** Problem description **
Copy exactly the lines from the start of the material through the line with "-15, -28, -34]". Pictures stay out of the copy.
*** Data excerpt ***
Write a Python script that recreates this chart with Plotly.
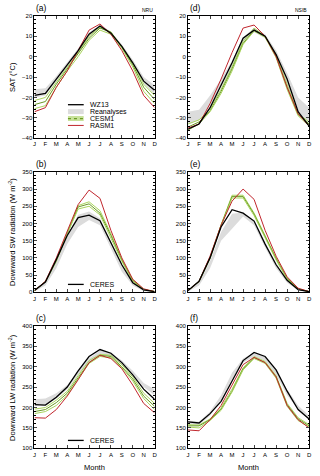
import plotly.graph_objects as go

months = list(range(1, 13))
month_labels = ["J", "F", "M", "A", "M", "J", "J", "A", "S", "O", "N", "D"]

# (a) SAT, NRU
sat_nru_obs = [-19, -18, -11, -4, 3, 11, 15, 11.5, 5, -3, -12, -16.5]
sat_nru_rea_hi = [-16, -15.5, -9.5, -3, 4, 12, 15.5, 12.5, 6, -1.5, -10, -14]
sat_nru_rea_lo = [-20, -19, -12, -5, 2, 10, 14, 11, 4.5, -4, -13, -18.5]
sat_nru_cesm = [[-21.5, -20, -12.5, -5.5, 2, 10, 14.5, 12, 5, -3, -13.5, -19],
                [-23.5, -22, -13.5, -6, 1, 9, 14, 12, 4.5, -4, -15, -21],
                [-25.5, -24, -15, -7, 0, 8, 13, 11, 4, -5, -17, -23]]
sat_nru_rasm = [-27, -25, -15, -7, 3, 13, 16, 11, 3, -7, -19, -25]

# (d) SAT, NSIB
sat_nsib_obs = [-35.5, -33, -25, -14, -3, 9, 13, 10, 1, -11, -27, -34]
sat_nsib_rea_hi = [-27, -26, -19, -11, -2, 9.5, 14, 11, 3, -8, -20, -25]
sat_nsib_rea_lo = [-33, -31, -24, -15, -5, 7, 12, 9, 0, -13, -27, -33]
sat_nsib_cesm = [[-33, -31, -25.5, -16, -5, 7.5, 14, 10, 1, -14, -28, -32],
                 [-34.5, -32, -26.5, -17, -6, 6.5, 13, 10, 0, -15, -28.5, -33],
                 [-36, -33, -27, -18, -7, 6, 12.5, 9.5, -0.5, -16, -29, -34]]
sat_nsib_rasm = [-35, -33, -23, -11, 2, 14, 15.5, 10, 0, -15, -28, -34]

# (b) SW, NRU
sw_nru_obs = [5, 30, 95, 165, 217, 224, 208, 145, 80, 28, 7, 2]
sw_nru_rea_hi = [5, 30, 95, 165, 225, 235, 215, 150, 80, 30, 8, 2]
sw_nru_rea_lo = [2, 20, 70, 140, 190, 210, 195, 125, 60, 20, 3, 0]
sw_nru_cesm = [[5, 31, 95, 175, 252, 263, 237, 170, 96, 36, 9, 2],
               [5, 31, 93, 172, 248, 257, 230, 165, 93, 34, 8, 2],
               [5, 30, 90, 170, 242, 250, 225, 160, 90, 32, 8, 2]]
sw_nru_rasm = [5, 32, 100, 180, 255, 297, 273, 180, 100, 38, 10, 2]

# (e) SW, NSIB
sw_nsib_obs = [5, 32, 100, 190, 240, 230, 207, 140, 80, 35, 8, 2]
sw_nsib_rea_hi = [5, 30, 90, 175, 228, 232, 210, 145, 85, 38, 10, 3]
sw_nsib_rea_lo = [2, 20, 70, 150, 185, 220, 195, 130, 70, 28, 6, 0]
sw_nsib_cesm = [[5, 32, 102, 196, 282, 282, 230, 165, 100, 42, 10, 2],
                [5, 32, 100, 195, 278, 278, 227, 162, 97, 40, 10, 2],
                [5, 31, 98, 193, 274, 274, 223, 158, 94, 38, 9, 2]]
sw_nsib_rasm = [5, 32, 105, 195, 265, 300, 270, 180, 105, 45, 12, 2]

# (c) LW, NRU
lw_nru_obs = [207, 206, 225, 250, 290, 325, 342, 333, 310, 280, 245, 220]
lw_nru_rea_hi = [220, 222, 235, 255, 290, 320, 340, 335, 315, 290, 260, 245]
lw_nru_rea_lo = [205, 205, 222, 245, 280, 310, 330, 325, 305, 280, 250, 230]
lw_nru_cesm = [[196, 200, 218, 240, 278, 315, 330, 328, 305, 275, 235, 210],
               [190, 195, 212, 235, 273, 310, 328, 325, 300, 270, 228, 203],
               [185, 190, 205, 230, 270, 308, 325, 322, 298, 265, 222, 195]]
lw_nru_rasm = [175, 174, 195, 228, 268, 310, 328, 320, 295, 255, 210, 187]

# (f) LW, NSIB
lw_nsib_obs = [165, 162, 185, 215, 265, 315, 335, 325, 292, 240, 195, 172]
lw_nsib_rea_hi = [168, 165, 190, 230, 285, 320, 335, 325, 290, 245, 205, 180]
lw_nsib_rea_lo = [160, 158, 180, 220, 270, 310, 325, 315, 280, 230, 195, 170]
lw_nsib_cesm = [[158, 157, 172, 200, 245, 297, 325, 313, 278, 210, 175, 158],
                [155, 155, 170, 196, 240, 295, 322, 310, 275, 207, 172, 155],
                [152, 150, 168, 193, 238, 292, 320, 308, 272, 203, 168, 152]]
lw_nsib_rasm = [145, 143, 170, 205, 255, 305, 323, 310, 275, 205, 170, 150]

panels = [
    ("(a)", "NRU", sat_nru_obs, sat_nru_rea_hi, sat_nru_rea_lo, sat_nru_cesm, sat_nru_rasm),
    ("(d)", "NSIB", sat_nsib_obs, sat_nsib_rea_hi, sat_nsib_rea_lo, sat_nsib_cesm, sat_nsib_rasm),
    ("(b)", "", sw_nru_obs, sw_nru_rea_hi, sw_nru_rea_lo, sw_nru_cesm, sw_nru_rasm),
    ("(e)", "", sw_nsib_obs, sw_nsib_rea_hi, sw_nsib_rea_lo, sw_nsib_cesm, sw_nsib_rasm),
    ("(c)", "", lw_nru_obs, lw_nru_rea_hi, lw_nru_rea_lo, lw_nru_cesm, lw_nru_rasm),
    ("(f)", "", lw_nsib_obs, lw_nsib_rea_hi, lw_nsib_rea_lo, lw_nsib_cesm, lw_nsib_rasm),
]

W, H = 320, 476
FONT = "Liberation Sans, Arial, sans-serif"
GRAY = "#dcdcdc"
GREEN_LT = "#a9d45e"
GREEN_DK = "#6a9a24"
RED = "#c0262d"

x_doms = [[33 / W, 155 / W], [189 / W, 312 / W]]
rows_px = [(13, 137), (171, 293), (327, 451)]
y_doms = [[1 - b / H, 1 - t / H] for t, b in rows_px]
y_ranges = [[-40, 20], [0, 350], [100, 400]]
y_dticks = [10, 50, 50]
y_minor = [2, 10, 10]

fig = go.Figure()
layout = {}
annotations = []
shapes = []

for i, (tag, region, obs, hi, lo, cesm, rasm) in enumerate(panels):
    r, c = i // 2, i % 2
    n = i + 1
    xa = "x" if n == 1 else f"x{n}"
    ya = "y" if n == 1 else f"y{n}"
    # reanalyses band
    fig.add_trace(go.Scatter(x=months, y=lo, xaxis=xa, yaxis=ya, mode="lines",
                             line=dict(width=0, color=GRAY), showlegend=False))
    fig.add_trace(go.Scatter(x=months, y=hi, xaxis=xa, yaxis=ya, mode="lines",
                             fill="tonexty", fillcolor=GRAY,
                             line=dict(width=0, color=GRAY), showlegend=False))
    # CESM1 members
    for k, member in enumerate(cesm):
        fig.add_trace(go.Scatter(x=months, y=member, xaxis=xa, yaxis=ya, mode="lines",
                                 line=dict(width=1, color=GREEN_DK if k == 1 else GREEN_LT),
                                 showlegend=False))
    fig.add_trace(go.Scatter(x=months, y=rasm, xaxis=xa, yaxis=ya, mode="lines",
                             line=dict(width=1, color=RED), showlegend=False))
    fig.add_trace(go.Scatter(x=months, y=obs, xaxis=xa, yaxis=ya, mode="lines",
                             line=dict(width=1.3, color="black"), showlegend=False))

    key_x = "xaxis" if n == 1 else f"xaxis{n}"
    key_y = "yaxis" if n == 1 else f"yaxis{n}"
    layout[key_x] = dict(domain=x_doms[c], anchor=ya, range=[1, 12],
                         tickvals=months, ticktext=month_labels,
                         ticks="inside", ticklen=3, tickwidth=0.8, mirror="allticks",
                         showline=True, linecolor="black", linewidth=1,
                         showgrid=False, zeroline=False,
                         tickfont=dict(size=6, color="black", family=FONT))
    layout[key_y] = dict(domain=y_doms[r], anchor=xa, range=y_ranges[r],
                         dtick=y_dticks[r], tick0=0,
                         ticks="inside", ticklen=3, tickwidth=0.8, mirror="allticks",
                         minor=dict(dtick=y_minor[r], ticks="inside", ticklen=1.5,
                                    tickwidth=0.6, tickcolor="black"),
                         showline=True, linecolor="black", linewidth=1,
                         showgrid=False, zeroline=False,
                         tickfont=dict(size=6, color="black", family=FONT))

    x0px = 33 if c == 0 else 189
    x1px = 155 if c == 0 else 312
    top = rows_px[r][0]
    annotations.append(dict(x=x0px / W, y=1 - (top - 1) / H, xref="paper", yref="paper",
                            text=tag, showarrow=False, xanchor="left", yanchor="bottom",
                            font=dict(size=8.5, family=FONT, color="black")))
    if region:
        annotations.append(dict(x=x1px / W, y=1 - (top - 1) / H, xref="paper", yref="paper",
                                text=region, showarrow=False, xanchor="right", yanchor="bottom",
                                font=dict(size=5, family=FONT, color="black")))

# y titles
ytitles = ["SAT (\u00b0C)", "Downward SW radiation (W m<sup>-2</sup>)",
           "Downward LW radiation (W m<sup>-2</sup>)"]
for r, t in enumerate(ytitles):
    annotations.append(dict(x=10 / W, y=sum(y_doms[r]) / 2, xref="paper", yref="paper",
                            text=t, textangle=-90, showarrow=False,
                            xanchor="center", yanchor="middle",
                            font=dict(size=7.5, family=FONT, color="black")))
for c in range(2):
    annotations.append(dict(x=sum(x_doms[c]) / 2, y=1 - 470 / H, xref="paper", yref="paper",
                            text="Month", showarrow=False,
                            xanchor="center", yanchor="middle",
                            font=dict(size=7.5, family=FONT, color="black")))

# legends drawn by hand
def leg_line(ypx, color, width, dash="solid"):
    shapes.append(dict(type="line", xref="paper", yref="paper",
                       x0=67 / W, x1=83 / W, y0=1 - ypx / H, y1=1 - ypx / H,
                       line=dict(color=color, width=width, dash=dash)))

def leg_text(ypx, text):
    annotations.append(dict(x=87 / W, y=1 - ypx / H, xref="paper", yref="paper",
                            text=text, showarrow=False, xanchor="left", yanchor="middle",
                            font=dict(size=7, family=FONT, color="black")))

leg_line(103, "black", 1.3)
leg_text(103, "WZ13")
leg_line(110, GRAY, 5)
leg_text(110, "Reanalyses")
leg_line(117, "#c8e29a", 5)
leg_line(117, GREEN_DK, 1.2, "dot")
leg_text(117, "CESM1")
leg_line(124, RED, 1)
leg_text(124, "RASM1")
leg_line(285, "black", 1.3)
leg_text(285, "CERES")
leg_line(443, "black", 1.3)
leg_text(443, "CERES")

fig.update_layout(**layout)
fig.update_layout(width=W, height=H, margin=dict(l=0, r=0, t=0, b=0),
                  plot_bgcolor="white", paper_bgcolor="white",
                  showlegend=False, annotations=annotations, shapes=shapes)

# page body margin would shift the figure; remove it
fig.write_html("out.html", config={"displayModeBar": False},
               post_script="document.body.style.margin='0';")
***
** Result below **
Write a Python script that recreates this chart with Plotly.
import plotly.graph_objects as go

months = list(range(1, 13))
month_labels = ["J", "F", "M", "A", "M", "J", "J", "A", "S", "O", "N", "D"]

# (a) SAT, NRU
sat_nru_obs = [-19, -18, -11, -4, 3, 11, 15, 11.5, 5, -3, -12, -16.5]
sat_nru_rea_hi = [-16, -15.5, -9.5, -3, 4, 12, 15.5, 12.5, 6, -1.5, -10, -14]
sat_nru_rea_lo = [-20, -19, -12, -5, 2, 10, 14, 11, 4.5, -4, -13, -18.5]
sat_nru_cesm = [[-21.5, -20, -12.5, -5.5, 2, 10, 14.5, 12, 5, -3, -13.5, -19],
                [-23.5, -22, -13.5, -6, 1, 9, 14, 12, 4.5, -4, -15, -21],
                [-25.5, -24, -15, -7, 0, 8, 13, 11, 4, -5, -17, -23]]
sat_nru_rasm = [-27, -25, -15, -7, 3, 13, 16, 11, 3, -7, -19, -25]

# (d) SAT, NSIB
sat_nsib_obs = [-35.5, -33, -25, -14, -3, 9, 13, 10, 1, -11, -27, -34]
sat_nsib_rea_hi = [-27, -26, -19, -11, -2, 9.5, 14, 11, 3, -8, -20, -25]
sat_nsib_rea_lo = [-33, -31, -24, -15, -5, 7, 12, 9, 0, -13, -27, -33]
sat_nsib_cesm = [[-33, -31, -25.5, -16, -5, 7.5, 14, 10, 1, -14, -28, -32],
                 [-34.5, -32, -26.5, -17, -6, 6.5, 13, 10, 0, -15, -28.5, -33],
                 [-36, -33, -27, -18, -7, 6, 12.5, 9.5, -0.5, -16, -29, -34]]
sat_nsib_rasm = [-35, -33, -23, -11, 2, 14, 15.5, 10, 0, -15, -28, -34]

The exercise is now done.